_SHORT TASK_
Locate each line below that includes "Python" and reproduce it.

-- BEGIN EXERCISE INPUT --

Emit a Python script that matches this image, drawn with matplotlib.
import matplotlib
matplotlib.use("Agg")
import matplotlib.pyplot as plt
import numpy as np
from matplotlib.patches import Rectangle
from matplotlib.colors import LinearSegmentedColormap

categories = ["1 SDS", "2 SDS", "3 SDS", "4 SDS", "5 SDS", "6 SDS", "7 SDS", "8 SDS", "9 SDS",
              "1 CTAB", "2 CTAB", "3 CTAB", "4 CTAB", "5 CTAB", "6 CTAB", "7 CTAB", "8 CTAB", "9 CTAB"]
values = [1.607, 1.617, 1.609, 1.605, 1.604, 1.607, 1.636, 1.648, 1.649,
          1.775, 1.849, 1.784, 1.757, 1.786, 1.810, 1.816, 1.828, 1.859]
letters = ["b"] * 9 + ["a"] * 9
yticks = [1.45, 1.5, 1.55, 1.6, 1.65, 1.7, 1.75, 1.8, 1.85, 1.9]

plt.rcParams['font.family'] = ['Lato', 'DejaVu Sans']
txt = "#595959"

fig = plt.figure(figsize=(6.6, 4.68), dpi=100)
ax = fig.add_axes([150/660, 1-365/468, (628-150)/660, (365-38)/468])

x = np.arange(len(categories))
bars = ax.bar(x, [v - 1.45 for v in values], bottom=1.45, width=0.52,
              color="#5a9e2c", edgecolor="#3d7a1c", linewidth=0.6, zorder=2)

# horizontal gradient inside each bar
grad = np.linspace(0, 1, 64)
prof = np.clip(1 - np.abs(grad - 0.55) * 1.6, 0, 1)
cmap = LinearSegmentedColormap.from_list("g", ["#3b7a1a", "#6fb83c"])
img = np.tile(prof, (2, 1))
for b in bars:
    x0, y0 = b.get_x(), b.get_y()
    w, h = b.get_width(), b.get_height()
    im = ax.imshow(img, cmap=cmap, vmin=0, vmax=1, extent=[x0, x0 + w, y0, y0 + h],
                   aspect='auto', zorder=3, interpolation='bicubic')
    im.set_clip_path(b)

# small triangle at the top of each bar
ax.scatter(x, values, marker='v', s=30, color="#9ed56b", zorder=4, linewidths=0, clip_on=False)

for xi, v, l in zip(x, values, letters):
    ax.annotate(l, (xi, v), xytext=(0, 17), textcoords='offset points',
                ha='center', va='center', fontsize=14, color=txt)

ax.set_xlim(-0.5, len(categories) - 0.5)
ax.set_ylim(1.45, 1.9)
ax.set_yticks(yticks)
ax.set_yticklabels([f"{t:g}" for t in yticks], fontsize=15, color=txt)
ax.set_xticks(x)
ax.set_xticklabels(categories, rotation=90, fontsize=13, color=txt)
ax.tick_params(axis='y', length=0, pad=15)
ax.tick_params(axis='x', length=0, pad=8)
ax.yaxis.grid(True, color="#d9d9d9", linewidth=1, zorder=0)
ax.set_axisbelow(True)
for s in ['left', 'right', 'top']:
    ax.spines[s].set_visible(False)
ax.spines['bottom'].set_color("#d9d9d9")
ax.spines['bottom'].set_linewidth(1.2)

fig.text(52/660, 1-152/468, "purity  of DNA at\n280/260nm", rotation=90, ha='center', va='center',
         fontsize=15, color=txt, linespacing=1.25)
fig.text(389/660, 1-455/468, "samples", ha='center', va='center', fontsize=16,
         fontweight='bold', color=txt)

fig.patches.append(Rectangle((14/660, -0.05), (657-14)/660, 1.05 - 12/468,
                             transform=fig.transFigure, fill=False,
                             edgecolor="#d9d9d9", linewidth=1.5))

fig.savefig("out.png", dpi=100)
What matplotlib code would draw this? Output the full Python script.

-- END EXERCISE INPUT --

_SOLVED PROBLEM_
Emit a Python script that matches this image, drawn with matplotlib.
What matplotlib code would draw this? Output the full Python script.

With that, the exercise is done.